Correct furniture scale. This is a surprisingly strong tell when it goes wrong. A dining chair that looks like it seats someone 2.2m tall, or a sofa that would occupy half the floor area of the room as modelled, breaks the spatial credibility of the render immediately.

No anachronistic objects. The AI's training data has a temporal distribution. Objects from the current material culture — contemporary furniture, current technology, accurate signage — produce more credible renders than generic mid-period objects.

What this means for your workflow

The practical implications are direct: use a geometry-fidelity tool; specify materials by name rather than description; use lighting presets rather than vague prompt language; have a second set of eyes review the render before it goes to the client.

The geometry-fidelity point is the most important. Tools that are engineered to preserve your input geometry — Maquete's architecture-specific prompting is designed specifically for this — eliminate the most damaging category of tells before the render is generated. The tells that remain are about material quality and lighting accuracy, which can be refined through iteration.

The useful inversion

There's something clarifying about clients learning to spot AI renders. The things that reveal a render as AI — geometry drift, wrong material specificity, incorrect lighting behaviour, anachronistic objects — are exactly the things that made bad traditional renders bad, too.

The quality standard hasn't changed. What's changed is the path to meeting it. A good AI render is a render that accurately represents the design, uses correct spatial relationships, specifies real materials specifically, and applies coherent lighting. A bad one doesn't.

This was always the standard. It just used to be easier to fail quietly.


How can you tell if a render is AI generated? The common tells are: furniture that doesn't match the design intent, walls or proportions that don't match the documentation, outlets and fixtures in implausible positions, textures with a flat "printed" quality, and a slight over-smoothness to surfaces. High-quality AI renders from architecture-specific tools eliminate most of these.

Why do AI renders sometimes look fake? Most AI rendering tools use general diffusion models that prioritise visual quality over geometric accuracy. The model adds furniture, adjusts proportions, and applies its own aesthetic defaults when the input doesn't match its training data expectations. Architecture-specific tools with high conditioning strength and geometry-fidelity prompting prevent this.

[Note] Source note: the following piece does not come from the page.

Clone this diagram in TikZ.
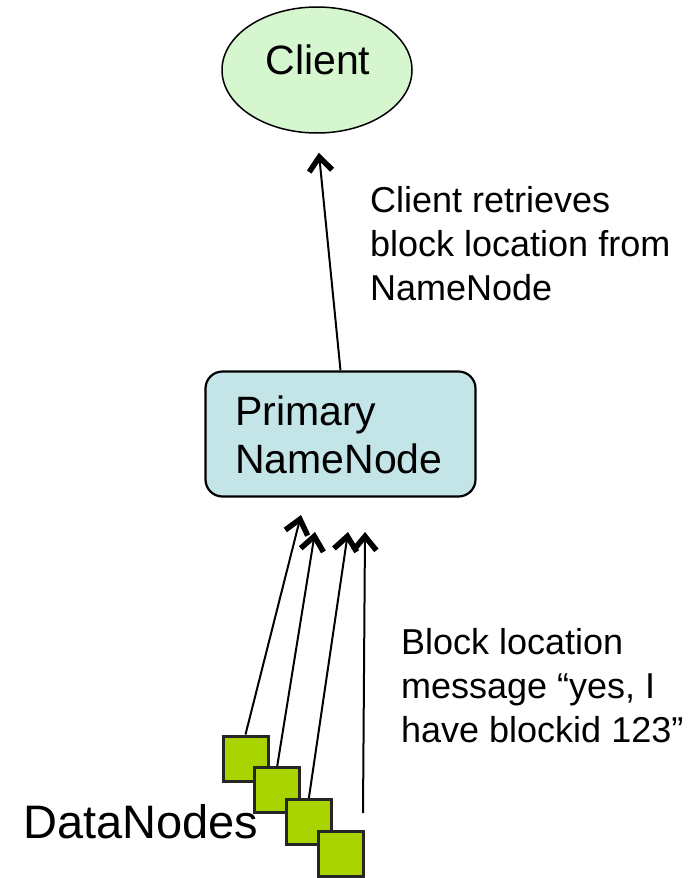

Does geometry preservation matter for client renders? Yes, significantly. Clients who have reviewed floor plans and elevations will notice if the render shows different proportions or positions. Beyond aesthetics, a render that doesn't match the design creates documentation problems — it sets expectations that don't align with the actual project.

How do I make AI renders look more realistic? The highest-impact changes: use a geometry-fidelity tool that preserves your actual walls and proportions; specify materials by name rather than generic description; use a specific named lighting preset rather than a vague mood prompt; render at 4K and avoid obvious post-processing. The realism comes from accuracy, not from visual effects.